Wednesday, August 31, 2022

The Lessons from enabling search for multitenant applications:

Multitenant search solutions provide search capabilities to any number of tenants who cannot see or share data of any other tenant. Searching often requires content virtualization across different sources where the content can be considered a shared resource. Providing content isolation with search capabilities is the topic of this article.

A search service usually builds an index of the content so that the queries for the content can return results efficiently since the index is far easier and more efficient to lookup than traversing the entire content store. The search service can be considered equivalent to a database service and indeed search can be provided out of box from a database. All the multitenant considerations for database services hold for the search service as well. Each index within a search service has its own schema, which is defined by several customizable fields. Search services, indexes, fields and documents are infrastructure and there is little or no user control.

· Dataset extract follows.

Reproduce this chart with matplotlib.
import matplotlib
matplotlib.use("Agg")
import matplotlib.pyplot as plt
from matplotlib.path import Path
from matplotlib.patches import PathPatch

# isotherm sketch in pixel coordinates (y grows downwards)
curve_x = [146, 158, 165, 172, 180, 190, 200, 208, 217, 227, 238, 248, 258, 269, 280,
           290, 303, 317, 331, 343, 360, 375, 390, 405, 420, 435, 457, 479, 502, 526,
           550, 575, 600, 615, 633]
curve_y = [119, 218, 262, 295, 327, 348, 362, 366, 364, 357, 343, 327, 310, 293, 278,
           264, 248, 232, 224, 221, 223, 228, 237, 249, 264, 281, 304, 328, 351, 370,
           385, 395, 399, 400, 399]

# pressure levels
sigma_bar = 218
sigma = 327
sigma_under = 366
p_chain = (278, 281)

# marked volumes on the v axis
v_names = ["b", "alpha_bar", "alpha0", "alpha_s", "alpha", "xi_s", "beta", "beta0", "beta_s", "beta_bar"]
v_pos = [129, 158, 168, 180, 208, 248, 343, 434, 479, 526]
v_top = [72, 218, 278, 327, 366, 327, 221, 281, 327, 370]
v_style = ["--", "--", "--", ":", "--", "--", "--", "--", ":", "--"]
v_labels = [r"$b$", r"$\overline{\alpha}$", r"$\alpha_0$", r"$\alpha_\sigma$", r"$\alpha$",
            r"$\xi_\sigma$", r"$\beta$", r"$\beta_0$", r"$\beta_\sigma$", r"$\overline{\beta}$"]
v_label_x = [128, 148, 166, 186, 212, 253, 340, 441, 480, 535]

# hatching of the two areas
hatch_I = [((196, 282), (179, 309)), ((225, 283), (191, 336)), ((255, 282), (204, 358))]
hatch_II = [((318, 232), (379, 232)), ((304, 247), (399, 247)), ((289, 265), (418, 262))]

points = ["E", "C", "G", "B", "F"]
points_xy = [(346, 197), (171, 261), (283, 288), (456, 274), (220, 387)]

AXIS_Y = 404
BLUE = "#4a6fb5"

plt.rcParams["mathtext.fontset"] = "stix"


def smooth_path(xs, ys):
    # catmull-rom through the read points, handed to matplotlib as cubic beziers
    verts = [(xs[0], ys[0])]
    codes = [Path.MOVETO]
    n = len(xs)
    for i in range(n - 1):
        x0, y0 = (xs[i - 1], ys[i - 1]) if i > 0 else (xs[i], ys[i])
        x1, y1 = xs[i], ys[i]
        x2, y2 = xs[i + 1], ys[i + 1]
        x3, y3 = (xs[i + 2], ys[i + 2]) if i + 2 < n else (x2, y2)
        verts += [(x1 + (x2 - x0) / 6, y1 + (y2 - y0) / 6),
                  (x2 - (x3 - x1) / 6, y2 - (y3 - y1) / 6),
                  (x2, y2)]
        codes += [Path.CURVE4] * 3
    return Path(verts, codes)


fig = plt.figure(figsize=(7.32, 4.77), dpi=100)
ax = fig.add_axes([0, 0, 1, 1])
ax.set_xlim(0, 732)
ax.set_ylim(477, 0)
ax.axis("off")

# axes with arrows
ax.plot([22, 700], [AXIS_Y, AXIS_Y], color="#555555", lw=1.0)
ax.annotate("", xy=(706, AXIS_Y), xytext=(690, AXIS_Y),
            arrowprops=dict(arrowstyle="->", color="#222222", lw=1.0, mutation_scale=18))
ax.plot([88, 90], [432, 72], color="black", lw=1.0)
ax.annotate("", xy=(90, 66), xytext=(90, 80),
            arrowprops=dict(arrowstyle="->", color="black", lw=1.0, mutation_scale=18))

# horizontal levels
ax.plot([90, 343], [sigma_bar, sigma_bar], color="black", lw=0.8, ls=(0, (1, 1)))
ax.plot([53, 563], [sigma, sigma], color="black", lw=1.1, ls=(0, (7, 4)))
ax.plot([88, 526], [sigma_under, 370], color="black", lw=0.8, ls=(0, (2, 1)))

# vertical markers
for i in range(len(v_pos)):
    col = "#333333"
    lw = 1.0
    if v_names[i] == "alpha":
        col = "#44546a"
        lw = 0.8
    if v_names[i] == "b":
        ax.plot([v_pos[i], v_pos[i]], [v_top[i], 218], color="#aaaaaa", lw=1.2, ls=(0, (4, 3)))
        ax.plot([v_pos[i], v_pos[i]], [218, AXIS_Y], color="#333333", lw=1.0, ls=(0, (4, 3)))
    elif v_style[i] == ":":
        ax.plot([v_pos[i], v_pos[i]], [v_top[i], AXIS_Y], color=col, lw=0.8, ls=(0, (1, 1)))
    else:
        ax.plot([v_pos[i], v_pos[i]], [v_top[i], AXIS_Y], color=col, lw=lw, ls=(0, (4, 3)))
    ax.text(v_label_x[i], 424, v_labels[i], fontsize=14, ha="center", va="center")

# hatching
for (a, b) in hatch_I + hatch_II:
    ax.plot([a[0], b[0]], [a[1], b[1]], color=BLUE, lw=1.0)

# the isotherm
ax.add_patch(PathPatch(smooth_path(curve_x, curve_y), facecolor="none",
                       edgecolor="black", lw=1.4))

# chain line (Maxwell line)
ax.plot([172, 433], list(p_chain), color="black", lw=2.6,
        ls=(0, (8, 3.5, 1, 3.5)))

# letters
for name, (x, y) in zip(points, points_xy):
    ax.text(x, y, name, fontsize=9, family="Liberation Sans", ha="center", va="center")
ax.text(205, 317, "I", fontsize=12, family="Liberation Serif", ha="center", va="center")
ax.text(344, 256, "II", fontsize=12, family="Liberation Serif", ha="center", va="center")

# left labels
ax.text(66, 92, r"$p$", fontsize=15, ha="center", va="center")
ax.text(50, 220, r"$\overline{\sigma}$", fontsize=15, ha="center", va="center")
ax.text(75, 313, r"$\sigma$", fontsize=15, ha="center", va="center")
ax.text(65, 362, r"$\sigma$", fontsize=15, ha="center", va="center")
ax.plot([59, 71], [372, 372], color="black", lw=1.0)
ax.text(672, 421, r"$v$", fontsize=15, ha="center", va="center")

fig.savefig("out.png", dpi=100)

Some considerations for multitenant applications:

Multitenant applications must effectively distribute resources while preserving privacy between the tenants. A few considerations must be made when designing the architecture for such an application.

-          Tenant Isolation – No tenants must have unauthorized or unwarranted access to the data of other tenants

-          Cloud resource cost – any solution must remain cost-effective.

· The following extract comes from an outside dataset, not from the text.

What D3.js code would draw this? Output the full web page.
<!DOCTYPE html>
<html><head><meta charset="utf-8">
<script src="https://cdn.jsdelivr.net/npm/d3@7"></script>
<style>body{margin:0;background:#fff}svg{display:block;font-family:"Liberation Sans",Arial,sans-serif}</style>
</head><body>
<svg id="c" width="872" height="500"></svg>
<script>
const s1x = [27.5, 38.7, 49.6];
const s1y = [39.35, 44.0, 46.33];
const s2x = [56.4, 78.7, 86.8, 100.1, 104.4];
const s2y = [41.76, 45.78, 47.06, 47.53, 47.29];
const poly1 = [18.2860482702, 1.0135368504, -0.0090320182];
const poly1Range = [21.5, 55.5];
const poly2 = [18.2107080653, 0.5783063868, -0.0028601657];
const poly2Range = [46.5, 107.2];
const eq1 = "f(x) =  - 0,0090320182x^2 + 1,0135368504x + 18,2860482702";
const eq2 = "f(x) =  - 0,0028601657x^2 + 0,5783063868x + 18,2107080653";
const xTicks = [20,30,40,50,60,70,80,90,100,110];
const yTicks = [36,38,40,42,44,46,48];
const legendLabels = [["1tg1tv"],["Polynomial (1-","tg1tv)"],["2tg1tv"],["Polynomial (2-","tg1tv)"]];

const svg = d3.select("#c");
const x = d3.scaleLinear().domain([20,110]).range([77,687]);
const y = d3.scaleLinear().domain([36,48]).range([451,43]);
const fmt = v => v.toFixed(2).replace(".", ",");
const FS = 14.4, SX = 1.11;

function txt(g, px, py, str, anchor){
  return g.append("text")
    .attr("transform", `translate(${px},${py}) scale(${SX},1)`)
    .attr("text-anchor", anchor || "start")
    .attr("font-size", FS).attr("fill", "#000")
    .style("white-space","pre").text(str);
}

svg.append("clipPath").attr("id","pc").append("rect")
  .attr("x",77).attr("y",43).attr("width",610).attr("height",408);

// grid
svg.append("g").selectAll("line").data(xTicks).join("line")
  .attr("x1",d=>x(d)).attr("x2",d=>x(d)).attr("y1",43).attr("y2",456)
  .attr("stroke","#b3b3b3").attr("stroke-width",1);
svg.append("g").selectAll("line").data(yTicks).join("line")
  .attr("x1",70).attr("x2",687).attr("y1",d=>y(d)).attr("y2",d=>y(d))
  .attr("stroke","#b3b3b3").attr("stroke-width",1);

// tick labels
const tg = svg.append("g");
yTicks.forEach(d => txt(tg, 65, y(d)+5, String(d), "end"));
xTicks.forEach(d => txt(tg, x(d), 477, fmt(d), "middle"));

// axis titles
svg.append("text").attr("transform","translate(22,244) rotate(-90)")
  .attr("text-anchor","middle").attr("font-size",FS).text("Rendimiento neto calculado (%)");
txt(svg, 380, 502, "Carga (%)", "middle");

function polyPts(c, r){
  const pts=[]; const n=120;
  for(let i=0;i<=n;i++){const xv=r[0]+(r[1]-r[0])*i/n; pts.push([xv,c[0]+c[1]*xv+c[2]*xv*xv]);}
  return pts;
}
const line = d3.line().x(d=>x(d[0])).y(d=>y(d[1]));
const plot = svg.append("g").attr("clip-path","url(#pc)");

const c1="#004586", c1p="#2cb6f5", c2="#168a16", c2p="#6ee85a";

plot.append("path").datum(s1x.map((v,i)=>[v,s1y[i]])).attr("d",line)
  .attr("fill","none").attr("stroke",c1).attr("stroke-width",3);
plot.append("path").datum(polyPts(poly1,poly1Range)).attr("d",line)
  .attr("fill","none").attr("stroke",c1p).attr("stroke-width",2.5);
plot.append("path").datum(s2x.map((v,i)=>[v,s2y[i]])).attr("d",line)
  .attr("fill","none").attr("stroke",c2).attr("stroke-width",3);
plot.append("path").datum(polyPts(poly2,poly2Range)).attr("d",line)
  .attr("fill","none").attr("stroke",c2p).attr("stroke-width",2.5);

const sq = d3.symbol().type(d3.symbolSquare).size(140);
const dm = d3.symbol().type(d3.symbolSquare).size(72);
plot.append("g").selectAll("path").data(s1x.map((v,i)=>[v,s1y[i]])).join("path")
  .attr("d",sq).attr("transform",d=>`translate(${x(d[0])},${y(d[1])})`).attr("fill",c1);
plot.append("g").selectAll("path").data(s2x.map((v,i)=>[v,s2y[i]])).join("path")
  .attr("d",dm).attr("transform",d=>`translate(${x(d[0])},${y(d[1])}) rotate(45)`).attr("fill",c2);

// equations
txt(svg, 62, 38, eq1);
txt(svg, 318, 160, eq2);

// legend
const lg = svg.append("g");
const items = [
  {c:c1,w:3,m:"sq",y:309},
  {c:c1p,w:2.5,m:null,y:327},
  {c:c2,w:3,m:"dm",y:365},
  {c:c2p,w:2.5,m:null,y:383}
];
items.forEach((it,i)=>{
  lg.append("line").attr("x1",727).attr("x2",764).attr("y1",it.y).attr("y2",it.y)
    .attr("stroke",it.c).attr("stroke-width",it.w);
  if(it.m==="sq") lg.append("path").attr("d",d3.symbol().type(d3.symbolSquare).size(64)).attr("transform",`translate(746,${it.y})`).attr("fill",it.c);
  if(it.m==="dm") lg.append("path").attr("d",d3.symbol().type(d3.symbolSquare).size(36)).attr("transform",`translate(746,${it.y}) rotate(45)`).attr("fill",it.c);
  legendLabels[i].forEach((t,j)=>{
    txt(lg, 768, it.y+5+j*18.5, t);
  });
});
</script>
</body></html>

-          Ease of operation – the impact on the application’s operations and complexity is important.

-          Global Footprint – Applications may need to effectively serve tenants which are distributed across the globe

-          Scalability – applications may need to reconcile between maintaining a sufficiently low level of complexity and scaling to the number and size of workloads.

A uniform scope is assumed where each tenant is a whole instance of an application, but they can handle many smaller scopes. If the service per tenant and index per tenant are not sufficiently small scopes, then the index can be utilized for a finer degree of granularity. A field can be added to an index to make it behave differently to different client endpoints. This helps to achieve separate user accounts, separate permission levels, and even separate applications.